City intern Kirill Eydinov said the cultural exchange component of the partnership will include art, music and youth development. He said the city hopes to hold a digital art exchange with Ankawa, as well as an annual art contest held by both cities.

He also said the program would recognize “rising talent and emerging leaders” in each city. And he said there could be exchanges among the cities’ business communities as well as “thought leadership workshops” related to organizational management, cybersecurity and more.

According to a city timeline, Sterling Heights expects many of these programs, including the international art contest and the educational and business programs, to take place during the 2025 fiscal year.

The city said it hopes to accept a delegation from Ankawa and also hopes to send a Sterling Heights delegation over there. A delegation trip of city and CCF representatives is also planned for the 2025 fiscal year, followed by an Ankawa delegation visit in the 2026 fiscal year.

Eydinov said the city planned to submit an application for a federal grant program by the end of August to fund the initiative. The intern added that the program has support from Ankawa, the Kurdistan Regional Government, Macomb Community College and the Chaldean Community Foundation.
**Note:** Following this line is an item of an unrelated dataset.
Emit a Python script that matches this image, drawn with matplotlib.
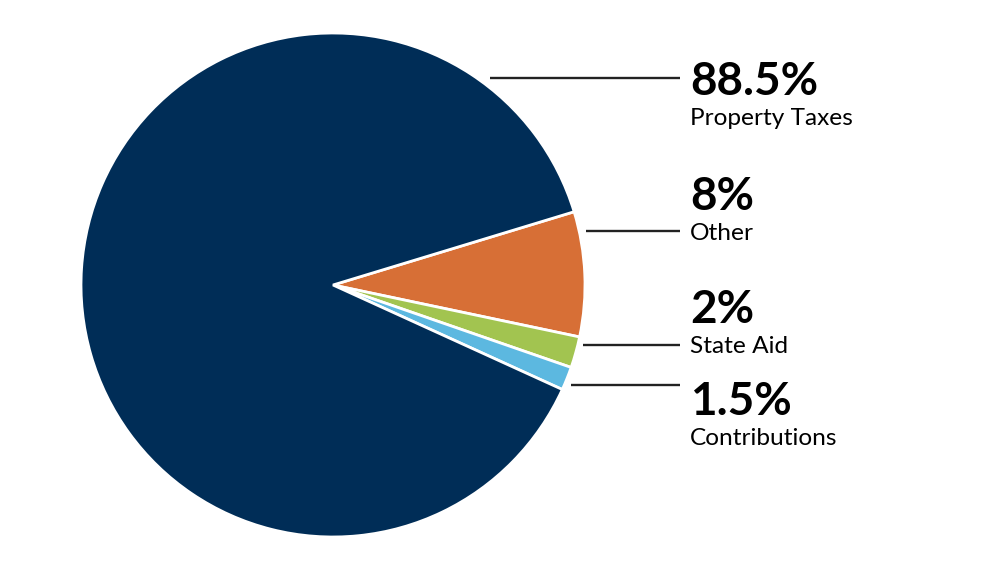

“We will continue to seek federal money and sustain and grow this program, but we also have a public-private partnership platform in mind if along the way we need financial stopgaps to complete our projects,” Eydinov said.

When City Council members responded to the presentation, Mayor Pro Tem Liz Sierawski said she is eager to see the program’s direction and welcomed the news that it would be “mostly outside funded,” adding that residents expect the city to be careful with money.

Taylor said he met Ankawa’s mayor, Ramy Noori Awdish, a few months ago when the latter was in town, adding that it was “a very productive meeting.” Taylor said he hopes to visit Ankawa someday, adding that he visited the Middle East earlier this year and “was absolutely blown away.”

“It’s long overdue that we have a sister city relationship with an Iraqi city,” Taylor said. “Iraqis make up, Chaldeans make up, probably the single largest ethnic group in the city of Sterling Heights, and they’re an incredibly important part of our community. … And it’s important, I think, that we don’t just make this sister city relationship like some of the others — that we really make it meaningful and learn from them and impart whatever we can on the city of Ankawa as well.”

Sterling Heights Community Relations Director Melanie Davis said after the meeting in a text message that the city has not at this point budgeted any funding toward the Ankawa partnership’s programming. She identified the potential federal grant as coming from the U.S. Embassy & Consulate in Iraq’s Public Diplomacy Small Grants Program and said the grant application is seeking $98,875.

CCF President Martin Manna told the Sentry after the meeting that the CCF has been “actively pursuing this relationship between the city of Sterling Heights and the city of Ankawa mainly because these two cities probably boast the largest concentrations of Chaldeans both in Iraq and the United States.” Manna said around 25% of Sterling Heights is Chaldean.

Manna explained that Ankawa can learn city administration practices from Sterling Heights, and Sterling Heights can learn from Ankawa the historical traditions and Chaldean culture. He also said he has personally visited Ankawa before.

“Ankawa is one of the fastest-growing cities in northern Iraq within the Kurdistan region,” he said. “I was pleasantly surprised at the open spaces, the park settings, the fact that this is one of a few cities in Iraq that has a flourishing Chaldean community.”